Republican Preferences Don't Add Up -- Bloomberg

Discussion in 'Politics' started by piezoe, Mar 25, 2021.

  1. piezoe

    piezoe

    Republicans, for as long as I can remember, have made tax cuts their number one priority; applied, without exception, so as to help Capital more than Labor and grow the deficit. In a perverse way, this is consistent with their belief that government "is the problem; not the solution" ; so as little of it as possible is a good thing from their point of view. What better way to rid themselves of government then to starve it. They pay lip service to budget deficits, i.e., the "National 'Debt'"; yet never miss an opportunity to up defense spending. They "privatize," or push for privatizing, those things it makes no sense to privatize, such as passport issuance, social security, and prisons. They complain about spending 50 cents a year on the Arts and ~1% of the budget on foreign aid -- much of which comes back to the U.S. defense industry. And despite their love affair with tax cuts, the purchase of 1700 F-35s, way more than can ever possibly be used, they enthusiastically supported. At least this is consistent with their insouciance toward the State Department, whose job is to prevent the need for F-35s.

    This is the Party that Newt Gingrich, after something like a 40 year Republican drought, led irretrievably, it now seems, down the road to total dysfunction. With their embracement of cult politics and Q-Anon the Party is racing like wild lemmings toward a cliff.

    If there is a better example than today's Republican Party of Soros's admonition that "if you believe government is bad, you will create bad government," I don't know what it is! It's up to the Democrats now to hold off the Republican wrecking ball; guided by the redoubtable Moscow Mitch and headed toward the Democrats and our government.

    Here is a related excerpt from today's Bloomberg: for the complete article please see Bloomberg.com

    Size Doesn’t Matter to Republicans on Deficit
    Budget balance plays no role in determining GOP policy preferences, and hasn’t for decades.

    By
    Jonathan Bernstein
    March 25, 2021, 6:30 AM CDT
    [​IMG]
    Gap year.

    Photographer: Pete Marovich/Bloomberg
    ...
    Can we finally get rid of the false claim that Republicans only care about deficits when a Democratic president is in office? Republican politicians, with few exceptions, care about federal budget deficits never.

    Not when Donald Trump was president, not when Joe Biden is president. Not when George W. Bush or Barack Obama were president. Never — or at least not since the current Republican mainstream emerged about 40 years ago, and became essentially unanimous about 30 years ago. The truth is that the standard Republican position is to reject budgeting altogether, if budgeting involves trying to hit a deficit target.

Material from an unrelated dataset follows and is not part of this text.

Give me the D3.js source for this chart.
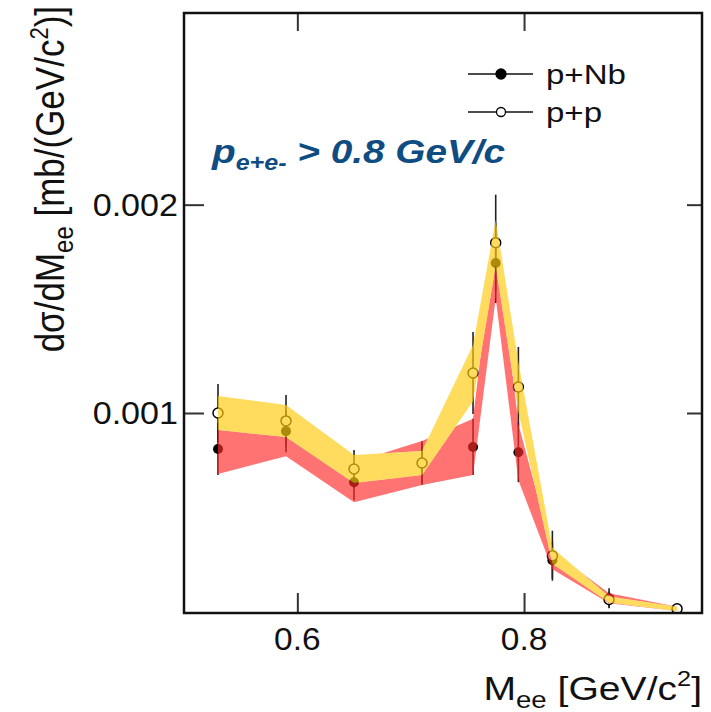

    What Republicans want is to spend at levels they think appropriate (more on defense and some domestic programs, less on others) and to tax at levels they think appropriate (generally less, especially for the wealthy). They are consistent in those preferences. They don’t care — at all — about how the revenues the government receives from those taxes compares to overall government spending. Republican preferences don’t add up, which is why deficits leap up every time they get to control policy.